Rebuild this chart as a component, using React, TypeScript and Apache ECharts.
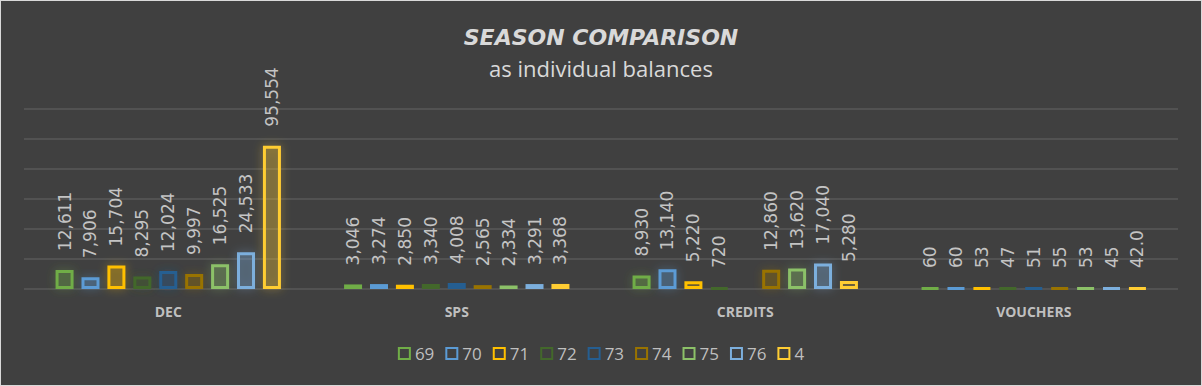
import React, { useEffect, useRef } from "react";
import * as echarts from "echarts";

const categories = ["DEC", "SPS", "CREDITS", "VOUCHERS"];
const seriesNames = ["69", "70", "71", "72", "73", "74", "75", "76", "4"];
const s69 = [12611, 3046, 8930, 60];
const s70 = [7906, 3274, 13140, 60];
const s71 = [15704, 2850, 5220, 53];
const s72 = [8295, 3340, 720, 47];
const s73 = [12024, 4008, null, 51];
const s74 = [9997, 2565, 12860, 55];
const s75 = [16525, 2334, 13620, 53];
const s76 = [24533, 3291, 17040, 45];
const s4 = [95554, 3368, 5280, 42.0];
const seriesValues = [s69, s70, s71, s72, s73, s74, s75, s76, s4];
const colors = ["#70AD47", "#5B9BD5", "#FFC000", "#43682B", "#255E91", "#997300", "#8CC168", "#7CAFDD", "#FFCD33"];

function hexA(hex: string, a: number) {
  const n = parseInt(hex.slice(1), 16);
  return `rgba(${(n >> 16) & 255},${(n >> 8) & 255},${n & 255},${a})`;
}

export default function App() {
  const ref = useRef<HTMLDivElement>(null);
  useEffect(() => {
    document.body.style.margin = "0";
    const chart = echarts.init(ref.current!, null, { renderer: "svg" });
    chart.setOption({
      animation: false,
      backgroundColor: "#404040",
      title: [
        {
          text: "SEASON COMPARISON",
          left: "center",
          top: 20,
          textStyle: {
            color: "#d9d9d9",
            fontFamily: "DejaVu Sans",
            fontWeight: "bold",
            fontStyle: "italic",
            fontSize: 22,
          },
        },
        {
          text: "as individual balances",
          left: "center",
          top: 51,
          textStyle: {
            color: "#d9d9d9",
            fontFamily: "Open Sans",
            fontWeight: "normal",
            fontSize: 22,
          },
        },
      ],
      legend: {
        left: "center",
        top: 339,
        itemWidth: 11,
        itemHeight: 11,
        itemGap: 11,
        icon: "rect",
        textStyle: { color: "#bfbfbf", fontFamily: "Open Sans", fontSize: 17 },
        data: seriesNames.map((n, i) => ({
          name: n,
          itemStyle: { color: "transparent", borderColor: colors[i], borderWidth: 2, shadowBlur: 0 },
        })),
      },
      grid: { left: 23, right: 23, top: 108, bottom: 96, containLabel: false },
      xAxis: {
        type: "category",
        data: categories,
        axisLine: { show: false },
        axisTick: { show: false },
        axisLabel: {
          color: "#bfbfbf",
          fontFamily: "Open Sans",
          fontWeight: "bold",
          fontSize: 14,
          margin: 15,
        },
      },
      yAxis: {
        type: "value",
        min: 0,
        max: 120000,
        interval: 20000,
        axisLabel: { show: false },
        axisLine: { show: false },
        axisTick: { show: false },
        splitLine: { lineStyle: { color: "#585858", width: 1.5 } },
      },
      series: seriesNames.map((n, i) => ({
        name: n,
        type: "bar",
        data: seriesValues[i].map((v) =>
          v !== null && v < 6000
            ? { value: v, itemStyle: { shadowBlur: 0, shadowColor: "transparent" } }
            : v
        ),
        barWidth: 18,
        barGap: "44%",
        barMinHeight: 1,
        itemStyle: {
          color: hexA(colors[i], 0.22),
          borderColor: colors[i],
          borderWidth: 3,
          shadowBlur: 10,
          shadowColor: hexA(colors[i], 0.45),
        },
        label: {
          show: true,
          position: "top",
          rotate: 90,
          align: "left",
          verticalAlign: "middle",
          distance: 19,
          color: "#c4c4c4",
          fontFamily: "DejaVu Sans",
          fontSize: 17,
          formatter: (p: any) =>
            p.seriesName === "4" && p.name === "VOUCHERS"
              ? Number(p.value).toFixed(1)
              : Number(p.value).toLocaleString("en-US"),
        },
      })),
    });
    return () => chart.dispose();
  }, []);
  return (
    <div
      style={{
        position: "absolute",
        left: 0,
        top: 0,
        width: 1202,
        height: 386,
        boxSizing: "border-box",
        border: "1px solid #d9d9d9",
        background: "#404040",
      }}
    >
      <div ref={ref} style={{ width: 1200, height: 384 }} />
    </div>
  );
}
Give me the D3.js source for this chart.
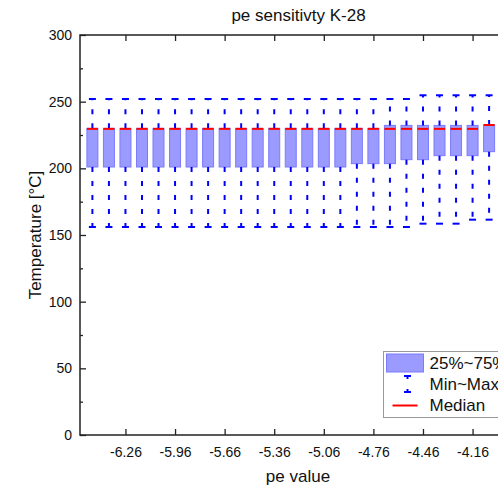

* **WORK TO DO**:
Above are the records; reproduce them exactly and leave out the pictures.

* **OUTPUT FOR THIS EXERCISE**:
Rebuild this chart as a component, using React, TypeScript and Apache ECharts.
import React, { useEffect, useRef } from "react";
import * as echarts from "echarts";

const categories = ["DEC", "SPS", "CREDITS", "VOUCHERS"];
const seriesNames = ["69", "70", "71", "72", "73", "74", "75", "76", "4"];
const s69 = [12611, 3046, 8930, 60];
const s70 = [7906, 3274, 13140, 60];
const s71 = [15704, 2850, 5220, 53];
const s72 = [8295, 3340, 720, 47];
const s73 = [12024, 4008, null, 51];
const s74 = [9997, 2565, 12860, 55];
const s75 = [16525, 2334, 13620, 53];
const s76 = [24533, 3291, 17040, 45];
const s4 = [95554, 3368, 5280, 42.0];
const seriesValues = [s69, s70, s71, s72, s73, s74, s75, s76, s4];
const colors = ["#70AD47", "#5B9BD5", "#FFC000", "#43682B", "#255E91", "#997300", "#8CC168", "#7CAFDD", "#FFCD33"];

function hexA(hex: string, a: number) {
  const n = parseInt(hex.slice(1), 16);
  return `rgba(${(n >> 16) & 255},${(n >> 8) & 255},${n & 255},${a})`;
}

export default function App() {
  const ref = useRef<HTMLDivElement>(null);
  useEffect(() => {
    document.body.style.margin = "0";
    const chart = echarts.init(ref.current!, null, { renderer: "svg" });
    chart.setOption({
      animation: false,
      backgroundColor: "#404040",
      title: [
        {
          text: "SEASON COMPARISON",
          left: "center",
          top: 20,
          textStyle: {
            color: "#d9d9d9",
            fontFamily: "DejaVu Sans",
            fontWeight: "bold",
            fontStyle: "italic",
            fontSize: 22,
          },
        },
        {
          text: "as individual balances",
          left: "center",
          top: 51,
          textStyle: {
            color: "#d9d9d9",
            fontFamily: "Open Sans",
            fontWeight: "normal",
            fontSize: 22,
          },
        },
      ],
      legend: {
        left: "center",
        top: 339,
        itemWidth: 11,
        itemHeight: 11,
        itemGap: 11,
        icon: "rect",
        textStyle: { color: "#bfbfbf", fontFamily: "Open Sans", fontSize: 17 },
        data: seriesNames.map((n, i) => ({
          name: n,
          itemStyle: { color: "transparent", borderColor: colors[i], borderWidth: 2, shadowBlur: 0 },
        })),
      },
      grid: { left: 23, right: 23, top: 108, bottom: 96, containLabel: false },
      xAxis: {
        type: "category",
        data: categories,
        axisLine: { show: false },
        axisTick: { show: false },
        axisLabel: {
          color: "#bfbfbf",
          fontFamily: "Open Sans",
          fontWeight: "bold",
          fontSize: 14,
          margin: 15,
        },
      },
      yAxis: {
        type: "value",
        min: 0,
        max: 120000,
        interval: 20000,
        axisLabel: { show: false },
        axisLine: { show: false },
        axisTick: { show: false },
        splitLine: { lineStyle: { color: "#585858", width: 1.5 } },
      },
      series: seriesNames.map((n, i) => ({
        name: n,
        type: "bar",
        data: seriesValues[i].map((v) =>
          v !== null && v < 6000
            ? { value: v, itemStyle: { shadowBlur: 0, shadowColor: "transparent" } }
            : v
        ),
        barWidth: 18,
        barGap: "44%",
        barMinHeight: 1,
        itemStyle: {
          color: hexA(colors[i], 0.22),
          borderColor: colors[i],
          borderWidth: 3,
          shadowBlur: 10,
          shadowColor: hexA(colors[i], 0.45),
        },
        label: {
          show: true,
          position: "top",
          rotate: 90,
          align: "left",
          verticalAlign: "middle",
          distance: 19,
          color: "#c4c4c4",
          fontFamily: "DejaVu Sans",
          fontSize: 17,
          formatter: (p: any) =>
            p.seriesName === "4" && p.name === "VOUCHERS"
              ? Number(p.value).toFixed(1)
              : Number(p.value).toLocaleString("en-US"),
        },
      })),
    });
    return () => chart.dispose();
  }, []);
  return (
    <div
      style={{
        position: "absolute",
        left: 0,
        top: 0,
        width: 1202,
        height: 386,
        boxSizing: "border-box",
        border: "1px solid #d9d9d9",
        background: "#404040",
      }}
    >
      <div ref={ref} style={{ width: 1200, height: 384 }} />
    </div>
  );
}
Give me the D3.js source for this chart.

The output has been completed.